Toberoff soon suffered the first of two major setbacks in the Superman case. In October 2012, U.S. District Court Judge Otis Wright ruled that the Shusters’ attempt to reclaim their copyright was invalid because of a 1992 agreement where Warner Bros. agreed to cover the late artist’s debts and make payments to his family. Toberoff is appealing the decision. In January, an appellate court overturned Toberoff’s 2008 victory in the Siegel case, embracing the studio’s argument that it had reached a deal years before with the family. Warner Bros. celebrated. “This is a great day for Superman, for his fans, for DC Entertainment, and for Warner Brothers,” the studio said. Toberoff says he is exploring a number of legal remedies in both cases, including petitioning the Supreme Court. But that’s a long shot.
Toberoff finally got some good news in April, when Judge Wright threw out Warner Bros.’ interference claims against him. But it was hardly a vindication. The judge said Warner Bros. waited too long to pursue its charges. Petrocelli says the studio will appeal.
Back in Malibu, Toberoff is recovering from yet another contentious hearing in the Superman case. The doorbell rings.
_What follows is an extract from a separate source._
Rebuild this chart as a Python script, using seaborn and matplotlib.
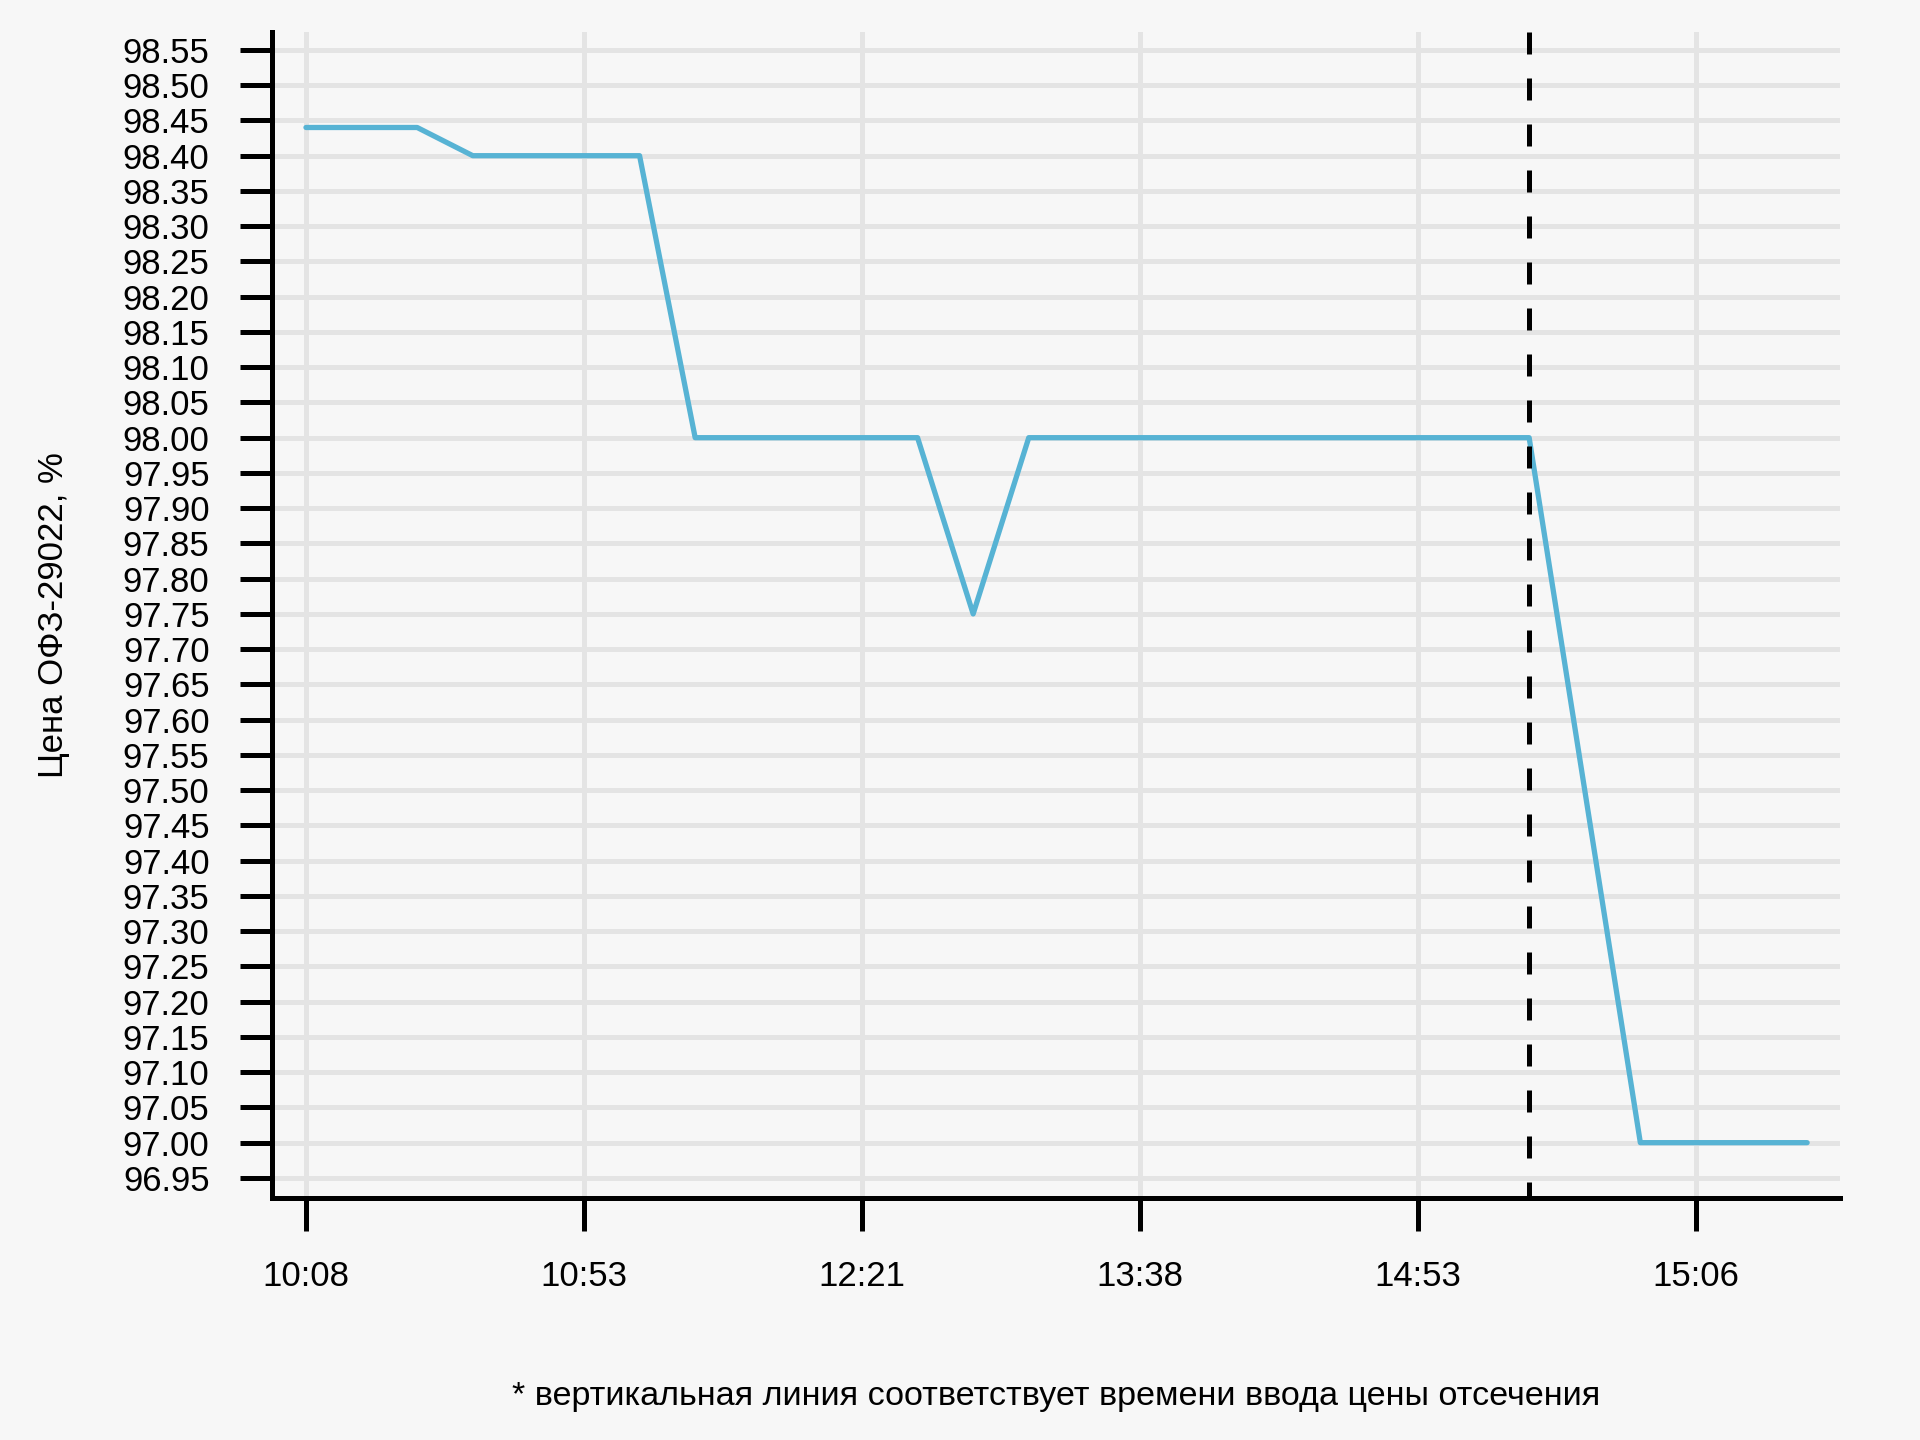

It’s Laura Siegel Larson, Jerry Siegel’s daughter. She wishes Toberoff happy birthday and gives him a plant. Larson is more serene about her family’s legal odyssey than Toberoff. Perhaps she can afford to be. Toberoff has been covering all the expenses in the case. “He has not made a penny out of this,” she says. “He works strictly on a contingency basis. I don’t know of any lawyer that would stand by my family for 11 years without being paid at an hourly rate.”
Toberoff won’t say exactly how much he has spent, but it must be a lot. “We had a forensic accountant and we had to pay a couple hundred thousand dollars,” he complains. “Every time you take a deposition, it’s $2,000 a pop.” If he added it all up, he says, he would cry.
He says he feels like he is suffering from shell shock. He goes outside on a nice day. He sees other people drinking and laughing. He can’t share their fun. “That’s a normal life,” Toberoff says. “I’m in something else.”
The surf pounds on the rocks outside as he speaks. He has yet to see Man of Steel, but he believes it will be a darker film in which Superman will be more of an outcast or a vigilante, as he was when he first appeared 75 years ago. “It’s amazing,” Toberoff says. “You should read Action Comics No. 1.”